Но для меня самой большой удачей Цыпина в этом спектакле оказался именно дед Нечай, жаль только что промелькнул этот кусочек слишком быстро, не сакцентировался…
Образ Руси, России, птицы-тройки - с развалившимся в ней прохиндеем, о котором с таким жаром говорил герой Алексея Манцыгина, вернул меня в сегодняшний, куда-то несущийся на всех парах мир, в котором слились в нечто неразличимое и пропали - нравственные ценности, ориентиры и традиции, а с ними стали необязательными для исполнения и законы: от прописанных обществом и юридически закрепленных до самых простых законов вежливости.
«И вот возникло ощущение, что их уже нет, этих людей, которые задают себе главные вопросы, которые живут вроде в глухой провинции, а при этом рассуждают о космических явлениях, потому что им не безразлично, как все это устроено, во имя чего, что будет дальше, после них. Это классические гуманистические вопросы, которые современный человек себе практически перестал задавать». ( режиссер Роман Смирнов)
Но герои Шукшина, были отличны от всех не потому только, что задавали – себе и другим – главные вопросы. Вопросы эти, в общем, и сейчас многие себе задают. Герои Шукшина – искали ответы! Искали, не жалея сил, времени, не щадя ни себя, ни окружающих, на совесть, всерьез.
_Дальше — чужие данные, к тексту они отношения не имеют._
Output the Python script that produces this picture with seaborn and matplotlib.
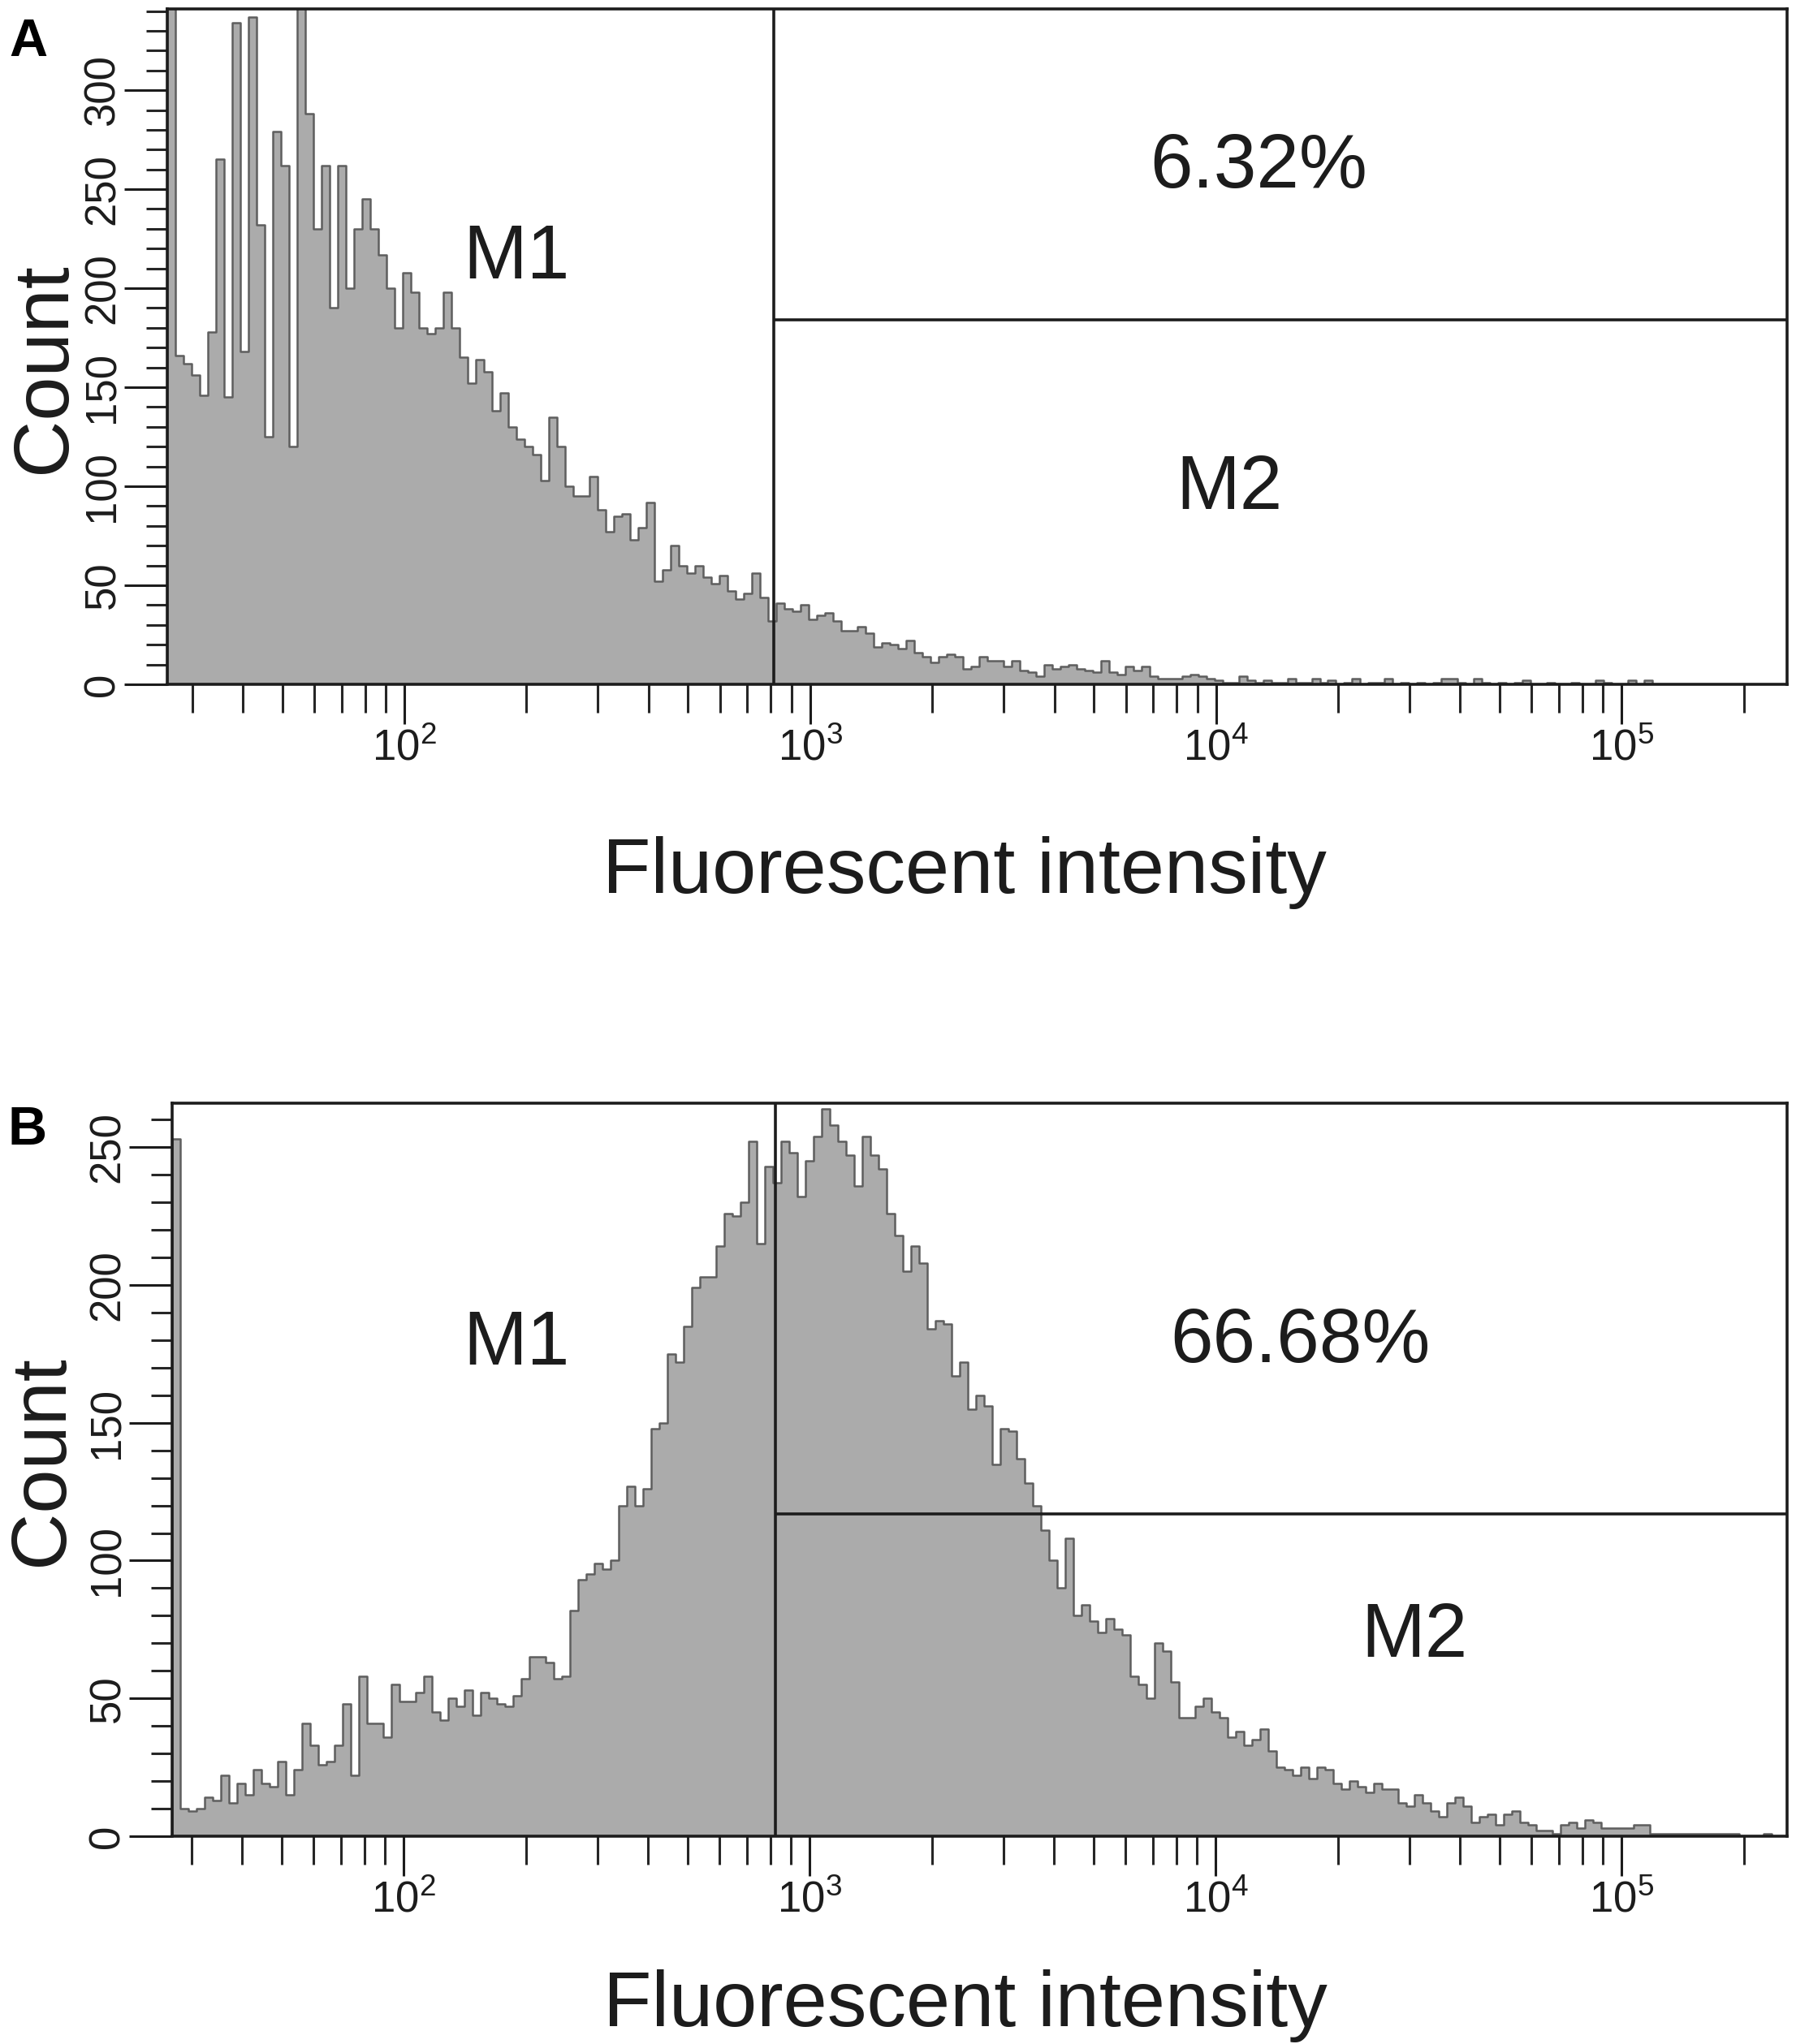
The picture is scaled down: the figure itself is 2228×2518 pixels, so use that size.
import numpy as np
import matplotlib
matplotlib.use("Agg")
import matplotlib.pyplot as plt
import seaborn as sns
from matplotlib.ticker import FixedLocator, MultipleLocator, LogLocator, NullFormatter, FixedFormatter

# channel counts, one value per 0.02-decade bin starting at the left edge of each panel
counts_a = [360, 166, 162, 156, 146, 178, 265, 145, 334, 168,
            337, 232, 125, 279, 262, 120, 360, 288, 230, 262,
            190, 262, 200, 230, 245, 230, 217, 200, 180, 208,
            198, 180, 177, 180, 198, 180, 165, 152, 164, 158,
            138, 147, 130, 124, 120, 116, 103, 135, 120, 100,
            95, 95, 105, 88, 77, 85, 86, 73, 79, 92,
            52, 58, 70, 60, 56, 60, 54, 51, 55, 47,
            43, 46, 56, 44, 32, 41, 38, 37, 40, 33,
            35, 36, 32, 27, 27, 29, 26, 19, 21, 20,
            18, 22, 16, 14, 11, 14, 15, 14, 8, 9,
            14, 12, 12, 9, 12, 7, 6, 4, 10, 8,
            9, 10, 8, 7, 6, 12, 6, 5, 9, 7,
            9, 4, 3, 3, 3, 4, 5, 4, 3, 2,
            1, 1, 4, 2, 1, 2, 1, 1, 3, 1,
            1, 3, 1, 2, 0, 1, 3, 0, 1, 1,
            3, 0, 1, 0, 1, 0, 1, 3, 3, 1,
            0, 3, 1, 0, 1, 0, 1, 2, 0, 0,
            1, 0, 0, 1, 0, 0, 2, 1, 0, 0,
            2, 0, 2]

counts_b = [253, 10, 9, 10, 14, 13, 22, 12, 19, 15,
            24, 19, 18, 27, 15, 24, 41, 33, 26, 27,
            33, 48, 22, 58, 41, 41, 36, 55, 49, 49,
            52, 58, 45, 42, 50, 47, 53, 44, 52, 50,
            48, 47, 51, 57, 65, 65, 63, 57, 58, 82,
            93, 95, 99, 97, 100, 120, 127, 120, 126, 148,
            150, 175, 172, 185, 199, 203, 203, 214, 226, 225,
            230, 252, 215, 243, 237, 252, 248, 232, 245, 254,
            264, 258, 252, 247, 236, 254, 247, 242, 226, 218,
            205, 214, 208, 184, 187, 186, 167, 172, 155, 160,
            156, 135, 148, 147, 137, 128, 120, 111, 100, 90,
            108, 80, 84, 78, 74, 79, 75, 73, 58, 55,
            50, 70, 67, 56, 43, 43, 47, 50, 45, 43,
            36, 38, 33, 35, 39, 31, 25, 24, 22, 25,
            21, 25, 24, 19, 17, 20, 18, 16, 19, 17,
            17, 12, 11, 15, 12, 9, 7, 12, 14, 11,
            5, 7, 8, 4, 8, 9, 5, 4, 2, 2,
            1, 4, 5, 3, 6, 5, 3, 3, 3, 3,
            4, 4, 1, 1, 1, 1, 1, 1, 1, 1,
            1, 1, 1, 0, 0, 0, 1]

bin_step = 0.02          # decades per bin
start_a = 1.416          # log10 of first bin edge
start_b = 1.43
xmin_a, xmin_b = 10 ** 1.416, 10 ** 1.43
x_max = 10 ** 5.408
ymax_a, ymax_b = 341, 266

# marker gates: vertical split and horizontal bar height
gate_a, gate_b = 813, 824
bar_a, bar_b = 184, 117

x_ticks = [1e2, 1e3, 1e4, 1e5]
x_tick_labels = [r"$\mathregular{10^{2}}$", r"$\mathregular{10^{3}}$",
                 r"$\mathregular{10^{4}}$", r"$\mathregular{10^{5}}$"]
y_ticks_a = [0, 50, 100, 150, 200, 250, 300]
y_ticks_b = [0, 50, 100, 150, 200, 250]

notes_a = ["M1", "6.32%", "M2"]
notes_b = ["M1", "66.68%", "M2"]
note_x_a = [10 ** 2.276, 10 ** 4.106, 10 ** 4.032]
note_y_a = [205, 251, 88.5]
note_x_b = [10 ** 2.277, 10 ** 4.208, 10 ** 4.49]
note_y_b = [171, 172, 65]

sns.set_style("ticks")
plt.rcParams["font.family"] = ["Liberation Sans", "DejaVu Sans"]
plt.rcParams["mathtext.fontset"] = "custom"
plt.rcParams["mathtext.rm"] = "Liberation Sans"

ink = "#1c1c1c"
fill_grey = "#ababab"
line_grey = "#5e5e5e"

fig = plt.figure(figsize=(22.28, 25.18), dpi=100)
ax_a = fig.add_axes([0.0925, 0.6652, 0.8955, 0.3304])
ax_b = fig.add_axes([0.0952, 0.1017, 0.8927, 0.3586])


def draw_panel(ax, counts, start, xmin, ymax, yticks, gate, bar, notes, nx, ny):
    edges = start + bin_step * np.arange(len(counts) + 1)
    centres = 10 ** (edges[:-1] + bin_step / 2)
    sns.histplot(x=centres, weights=counts, bins=list(edges), log_scale=True,
                 element="step", fill=True, color=fill_grey,
                 edgecolor=line_grey, linewidth=1.8, alpha=1, ax=ax)
    ax.set_xlim(xmin, x_max)
    ax.set_ylim(0, ymax)

    ax.axvline(gate, color=ink, lw=2.6)
    ax.hlines(bar, gate, x_max, color=ink, lw=2.6)

    for s, x, y in zip(notes, nx, ny):
        ax.text(x, y, s, fontsize=68, color=ink, ha="center", va="baseline")

    ax.xaxis.set_major_locator(FixedLocator(x_ticks))
    ax.xaxis.set_major_formatter(FixedFormatter(x_tick_labels))
    ax.xaxis.set_minor_locator(LogLocator(base=10, subs=np.arange(2, 10)))
    ax.xaxis.set_minor_formatter(NullFormatter())
    ax.yaxis.set_major_locator(FixedLocator(yticks))
    ax.yaxis.set_minor_locator(MultipleLocator(10))

    ax.tick_params(axis="x", which="major", length=35, width=2.2, pad=4,
                   labelsize=38, colors=ink)
    ax.tick_params(axis="x", which="minor", length=25, width=2.2)
    ax.tick_params(axis="y", which="major", length=38, width=2.2, pad=1,
                   labelsize=38, labelrotation=90, colors=ink)
    ax.tick_params(axis="y", which="minor", length=19, width=2.2)
    for lab in ax.get_yticklabels():
        lab.set_va("center")

    for sp in ax.spines.values():
        sp.set_visible(True)
        sp.set_linewidth(2.6)
        sp.set_color(ink)

    ax.set_xlabel("Fluorescent intensity", fontsize=70, color=ink)
    ax.set_ylabel("Count", fontsize=70, color=ink)


draw_panel(ax_a, counts_a, start_a, xmin_a, ymax_a, y_ticks_a, gate_a, bar_a,
           notes_a, note_x_a, note_y_a)
draw_panel(ax_b, counts_b, start_b, xmin_b, ymax_b, y_ticks_b, gate_b, bar_b,
           notes_b, note_x_b, note_y_b)

ax_a.xaxis.set_label_coords(0.492, -0.225)
ax_a.yaxis.set_label_coords(-0.053, 0.469)
ax_b.xaxis.set_label_coords(0.491, -0.182)
ax_b.yaxis.set_label_coords(-0.058, 0.513)

fig.text(11 / 2228, 1 - 69 / 2518, "A", fontsize=47, weight="bold", color="black", va="baseline")
fig.text(10 / 2228, 1 - 1410 / 2518, "B", fontsize=48, weight="bold", color="black", va="baseline")

fig.savefig("out.png", dpi=100)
«Что ж теперь, сидеть и ждать, что кто-то придет и научит тебя жить? Так и просидишь всю жизнь, как дурак»- говорит в спектакле один из героев. А сегодня так, в общем, и происходит. Сидят, и ждут пока научит.. Кто-то...
Тем, кто создавал этот спектакль - режиссеру и актерам - удалось главное. Удалось стать героями Шукшина. От этого все шероховатости - а куда ж без них, нет ничего идеального - растворились в радости смотреть, слушать и чувствовать. «Мне не так уж важен тот набор средств, которым располагает актер», - писал Шукшин: «Мне важно понять, что он знает о людях, что повидал на своем веку, что сберег доброго умного в сердце, прожив жизнь. Я требую от актера того, чего требую от всякого человека, которого избираю своим героем – я требую искренности».
И счастье героев Шукшина – это счастье каждый день открывать для себя мир. Уметь смеяться. Уметь плакать. Уметь прощать. И делать это – от души. Вот и весь рецепт.
двойной клик - редактировать изображение
И вот парадокс: когда через пару дней я открыла томик шукшинских рассказов – оказалось, что прежнего внутреннего сопротивления и смутного недовольства – больше нет. И я поймала себя на том, что не пытаюсь ничего понимать и формулировать. Словно я зашла в гости к давнему знакомому, может быть, другу… Просто посидеть и поговорить «за жизнь», сегодня, сейчас. От всей души.